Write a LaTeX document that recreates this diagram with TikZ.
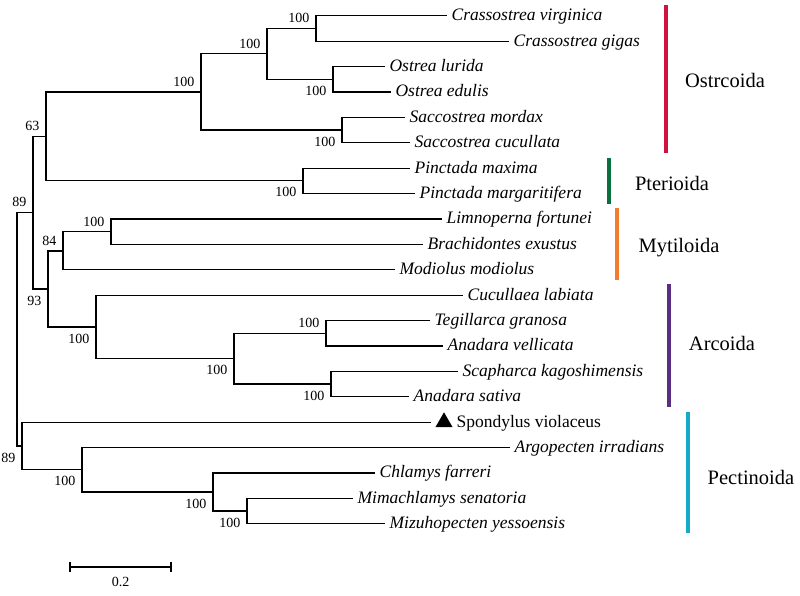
\documentclass[tikz,border=0pt]{standalone}
\usepackage{fontspec}
\setmainfont{Liberation Serif}
\usetikzlibrary{shapes.geometric,positioning}
\definecolor{ostrred}{RGB}{208,18,62}
\definecolor{pterigreen}{RGB}{10,112,62}
\definecolor{mytiorange}{RGB}{240,124,44}
\definecolor{arcopurple}{RGB}{92,46,130}
\definecolor{pectcyan}{RGB}{22,170,200}

\begin{document}
\begin{tikzpicture}[x=1pt,y=-1pt,line width=1.2pt,
  sp/.style={anchor=west,inner xsep=4pt,inner ysep=0pt,text height=12pt,text depth=2pt,
    font=\fontsize{17.5}{20}\selectfont\itshape},
  bsa/.style={anchor=south east,inner sep=2pt,xshift=-4pt,yshift=3pt,text height=9.5pt,
    text depth=0pt,font=\fontsize{14}{16}\selectfont},
  bsb/.style={bsa,anchor=north east,yshift=-7pt},
  clade/.style={font=\fontsize{20.5}{24}\selectfont},
  bar/.style={line width=4pt}]
\useasboundingbox (0,0) rectangle (800,595);

% internal nodes
\coordinate (root) at (17,329);
\coordinate (A) at (33,212.5);
\coordinate (B) at (46,136.3);
\coordinate (O) at (201,91.9);
\coordinate (O1) at (267,53.8);
\coordinate (Cr) at (316,28.4);
\coordinate (Os) at (333,79.2);
\coordinate (S) at (342,130);
\coordinate (Pt) at (303,180.8);
\coordinate (C) at (48,289);
\coordinate (My) at (63,251);
\coordinate (LB) at (111,231.6);
\coordinate (Ar) at (96,326.9);
\coordinate (AA) at (234,358.6);
\coordinate (TA) at (326,333.2);
\coordinate (SA) at (331,384);
\coordinate (P) at (22,445.9);
\coordinate (Q) at (82,469.7);
\coordinate (R) at (213,492);
\coordinate (MZ) at (247,511);

% leaves
\node[sp] (cvir) at (447,15.7) {Crassostrea virginica};
\node[sp] (cgig) at (509,41.1) {Crassostrea gigas};
\node[sp] (olur) at (385,66.5) {Ostrea lurida};
\node[sp] (oedu) at (391,91.9) {Ostrea edulis};
\node[sp] (smor) at (405,117.3) {Saccostrea mordax};
\node[sp] (scuc) at (410,142.7) {Saccostrea cucullata};
\node[sp] (pmax) at (410,168.1) {Pinctada maxima};
\node[sp] (pmar) at (415,193.5) {Pinctada margaritifera};
\node[sp] (lfor) at (442,218.9) {Limnoperna fortunei};
\node[sp] (bexu) at (423,244.3) {Brachidontes exustus};
\node[sp] (mmod) at (395,269.7) {Modiolus modiolus};
\node[sp] (clab) at (463,295.1) {Cucullaea labiata};
\node[sp] (tgra) at (430,320.5) {Tegillarca granosa};
\node[sp] (avel) at (443,345.9) {Anadara vellicata};
\node[sp] (skag) at (458,371.3) {Scapharca kagoshimensis};
\node[sp] (asat) at (409,396.7) {Anadara sativa};
\coordinate (sviol) at (431,422.1);
\node[regular polygon,regular polygon sides=3,fill=black,inner sep=0pt,minimum size=19.6pt,
  line width=0pt,anchor=center] (svmark) at (444,422.1) {};
\node[sp,font=\fontsize{17.5}{20}\selectfont,inner xsep=0pt] (svname) at (456,422.1) {Spondylus violaceus};
\node[sp] (airr) at (510,447.5) {Argopecten irradians};
\node[sp] (cfar) at (375,472.9) {Chlamys farreri};
\node[sp] (msen) at (353,498.3) {Mimachlamys senatoria};
\node[sp] (myes) at (385,523.7) {Mizuhopecten yessoensis};

% branches
\draw (root) |- (A);
\draw (root) |- (P);
\draw (A) |- (B);
\draw (A) |- (C);
\draw (B) |- (O);
\draw (B) |- (Pt);
\draw (O) |- (O1);
\draw (O) |- (S);
\draw (O1) |- (Cr);
\draw (O1) |- (Os);
\draw (Cr) |- (cvir.west);
\draw (Cr) |- (cgig.west);
\draw (Os) |- (olur.west);
\draw (Os) |- (oedu.west);
\draw (S) |- (smor.west);
\draw (S) |- (scuc.west);
\draw (Pt) |- (pmax.west);
\draw (Pt) |- (pmar.west);
\draw (C) |- (My);
\draw (C) |- (Ar);
\draw (My) |- (LB);
\draw (My) |- (mmod.west);
\draw (LB) |- (lfor.west);
\draw (LB) |- (bexu.west);
\draw (Ar) |- (clab.west);
\draw (Ar) |- (AA);
\draw (AA) |- (TA);
\draw (AA) |- (SA);
\draw (TA) |- (tgra.west);
\draw (TA) |- (avel.west);
\draw (SA) |- (skag.west);
\draw (SA) |- (asat.west);
\draw (P) |- (sviol);
\draw (P) |- (Q);
\draw (Q) |- (airr.west);
\draw (Q) |- (R);
\draw (R) |- (cfar.west);
\draw (R) |- (MZ);
\draw (MZ) |- (msen.west);
\draw (MZ) |- (myes.west);

% bootstrap values
\node[bsa] (bCr) at (Cr) {100};
\node[bsa] (bO1) at (O1) {100};
\node[bsa] (bO) at (O) {100};
\node[bsb] (bOs) at (Os) {100};
\node[bsb] (bS) at (S) {100};
\node[bsa] (bB) at (B) {63};
\node[bsb] (bPt) at (Pt) {100};
\node[bsa] (bA) at (A) {89};
\node[bsa] (bLB) at (LB) {100};
\node[bsa] (bMy) at (My) {84};
\node[bsb] (bC) at (C) {93};
\node[bsb] (bAr) at (Ar) {100};
\node[bsb] (bAA) at (AA) {100};
\node[bsa] (bTA) at (TA) {100};
\node[bsb] (bSA) at (SA) {100};
\node[bsb] (bP) at (P) {89};
\node[bsb] (bQ) at (Q) {100};
\node[bsb] (bR) at (R) {100};
\node[bsb] (bMZ) at (MZ) {100};

% clades
\draw[bar,ostrred] (666,5) -- (666,153);
\node[clade] (ostr) at (725,80) {Ostrcoida};
\draw[bar,pterigreen] (609,158) -- (609,204);
\node[clade] (pter) at (672,183) {Pterioida};
\draw[bar,mytiorange] (617,208) -- (617,280);
\node[clade] (myti) at (679,248) {Mytiloida};
\draw[bar,arcopurple] (669,284) -- (669,407);
\node[clade] (arco) at (722,343) {Arcoida};
\draw[bar,pectcyan] (688,412) -- (688,533);
\node[clade] (pect) at (751,477) {Pectinoida};

% scale bar
\draw (70,567) -- (171,567);
\draw (70,562) -- (70,572);
\draw (171,562) -- (171,572);
\node[font=\fontsize{14}{16}\selectfont] (scale) at (120.5,582) {0.2};
\end{tikzpicture}
\end{document}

* _JOB_: Write out the whole listing exactly, and drop the pictures.

* _REPLY TO THE EXERCISE_:
Write a LaTeX document that recreates this diagram with TikZ.
\documentclass[tikz,border=0pt]{standalone}
\usepackage{fontspec}
\setmainfont{Liberation Serif}
\usetikzlibrary{shapes.geometric,positioning}
\definecolor{ostrred}{RGB}{208,18,62}
\definecolor{pterigreen}{RGB}{10,112,62}
\definecolor{mytiorange}{RGB}{240,124,44}
\definecolor{arcopurple}{RGB}{92,46,130}
\definecolor{pectcyan}{RGB}{22,170,200}

\begin{document}
\begin{tikzpicture}[x=1pt,y=-1pt,line width=1.2pt,
  sp/.style={anchor=west,inner xsep=4pt,inner ysep=0pt,text height=12pt,text depth=2pt,
    font=\fontsize{17.5}{20}\selectfont\itshape},
  bsa/.style={anchor=south east,inner sep=2pt,xshift=-4pt,yshift=3pt,text height=9.5pt,
    text depth=0pt,font=\fontsize{14}{16}\selectfont},
  bsb/.style={bsa,anchor=north east,yshift=-7pt},
  clade/.style={font=\fontsize{20.5}{24}\selectfont},
  bar/.style={line width=4pt}]
\useasboundingbox (0,0) rectangle (800,595);

% internal nodes
\coordinate (root) at (17,329);
\coordinate (A) at (33,212.5);
\coordinate (B) at (46,136.3);
\coordinate (O) at (201,91.9);
\coordinate (O1) at (267,53.8);
\coordinate (Cr) at (316,28.4);
\coordinate (Os) at (333,79.2);
\coordinate (S) at (342,130);
\coordinate (Pt) at (303,180.8);
\coordinate (C) at (48,289);
\coordinate (My) at (63,251);
\coordinate (LB) at (111,231.6);
\coordinate (Ar) at (96,326.9);
\coordinate (AA) at (234,358.6);
\coordinate (TA) at (326,333.2);
\coordinate (SA) at (331,384);
\coordinate (P) at (22,445.9);
\coordinate (Q) at (82,469.7);
\coordinate (R) at (213,492);
\coordinate (MZ) at (247,511);

% leaves
\node[sp] (cvir) at (447,15.7) {Crassostrea virginica};
\node[sp] (cgig) at (509,41.1) {Crassostrea gigas};
\node[sp] (olur) at (385,66.5) {Ostrea lurida};
\node[sp] (oedu) at (391,91.9) {Ostrea edulis};
\node[sp] (smor) at (405,117.3) {Saccostrea mordax};
\node[sp] (scuc) at (410,142.7) {Saccostrea cucullata};
\node[sp] (pmax) at (410,168.1) {Pinctada maxima};
\node[sp] (pmar) at (415,193.5) {Pinctada margaritifera};
\node[sp] (lfor) at (442,218.9) {Limnoperna fortunei};
\node[sp] (bexu) at (423,244.3) {Brachidontes exustus};
\node[sp] (mmod) at (395,269.7) {Modiolus modiolus};
\node[sp] (clab) at (463,295.1) {Cucullaea labiata};
\node[sp] (tgra) at (430,320.5) {Tegillarca granosa};
\node[sp] (avel) at (443,345.9) {Anadara vellicata};
\node[sp] (skag) at (458,371.3) {Scapharca kagoshimensis};
\node[sp] (asat) at (409,396.7) {Anadara sativa};
\coordinate (sviol) at (431,422.1);
\node[regular polygon,regular polygon sides=3,fill=black,inner sep=0pt,minimum size=19.6pt,
  line width=0pt,anchor=center] (svmark) at (444,422.1) {};
\node[sp,font=\fontsize{17.5}{20}\selectfont,inner xsep=0pt] (svname) at (456,422.1) {Spondylus violaceus};
\node[sp] (airr) at (510,447.5) {Argopecten irradians};
\node[sp] (cfar) at (375,472.9) {Chlamys farreri};
\node[sp] (msen) at (353,498.3) {Mimachlamys senatoria};
\node[sp] (myes) at (385,523.7) {Mizuhopecten yessoensis};

% branches
\draw (root) |- (A);
\draw (root) |- (P);
\draw (A) |- (B);
\draw (A) |- (C);
\draw (B) |- (O);
\draw (B) |- (Pt);
\draw (O) |- (O1);
\draw (O) |- (S);
\draw (O1) |- (Cr);
\draw (O1) |- (Os);
\draw (Cr) |- (cvir.west);
\draw (Cr) |- (cgig.west);
\draw (Os) |- (olur.west);
\draw (Os) |- (oedu.west);
\draw (S) |- (smor.west);
\draw (S) |- (scuc.west);
\draw (Pt) |- (pmax.west);
\draw (Pt) |- (pmar.west);
\draw (C) |- (My);
\draw (C) |- (Ar);
\draw (My) |- (LB);
\draw (My) |- (mmod.west);
\draw (LB) |- (lfor.west);
\draw (LB) |- (bexu.west);
\draw (Ar) |- (clab.west);
\draw (Ar) |- (AA);
\draw (AA) |- (TA);
\draw (AA) |- (SA);
\draw (TA) |- (tgra.west);
\draw (TA) |- (avel.west);
\draw (SA) |- (skag.west);
\draw (SA) |- (asat.west);
\draw (P) |- (sviol);
\draw (P) |- (Q);
\draw (Q) |- (airr.west);
\draw (Q) |- (R);
\draw (R) |- (cfar.west);
\draw (R) |- (MZ);
\draw (MZ) |- (msen.west);
\draw (MZ) |- (myes.west);

% bootstrap values
\node[bsa] (bCr) at (Cr) {100};
\node[bsa] (bO1) at (O1) {100};
\node[bsa] (bO) at (O) {100};
\node[bsb] (bOs) at (Os) {100};
\node[bsb] (bS) at (S) {100};
\node[bsa] (bB) at (B) {63};
\node[bsb] (bPt) at (Pt) {100};
\node[bsa] (bA) at (A) {89};
\node[bsa] (bLB) at (LB) {100};
\node[bsa] (bMy) at (My) {84};
\node[bsb] (bC) at (C) {93};
\node[bsb] (bAr) at (Ar) {100};
\node[bsb] (bAA) at (AA) {100};
\node[bsa] (bTA) at (TA) {100};
\node[bsb] (bSA) at (SA) {100};
\node[bsb] (bP) at (P) {89};
\node[bsb] (bQ) at (Q) {100};
\node[bsb] (bR) at (R) {100};
\node[bsb] (bMZ) at (MZ) {100};

% clades
\draw[bar,ostrred] (666,5) -- (666,153);
\node[clade] (ostr) at (725,80) {Ostrcoida};
\draw[bar,pterigreen] (609,158) -- (609,204);
\node[clade] (pter) at (672,183) {Pterioida};
\draw[bar,mytiorange] (617,208) -- (617,280);
\node[clade] (myti) at (679,248) {Mytiloida};
\draw[bar,arcopurple] (669,284) -- (669,407);
\node[clade] (arco) at (722,343) {Arcoida};
\draw[bar,pectcyan] (688,412) -- (688,533);
\node[clade] (pect) at (751,477) {Pectinoida};

% scale bar
\draw (70,567) -- (171,567);
\draw (70,562) -- (70,572);
\draw (171,562) -- (171,572);
\node[font=\fontsize{14}{16}\selectfont] (scale) at (120.5,582) {0.2};
\end{tikzpicture}
\end{document}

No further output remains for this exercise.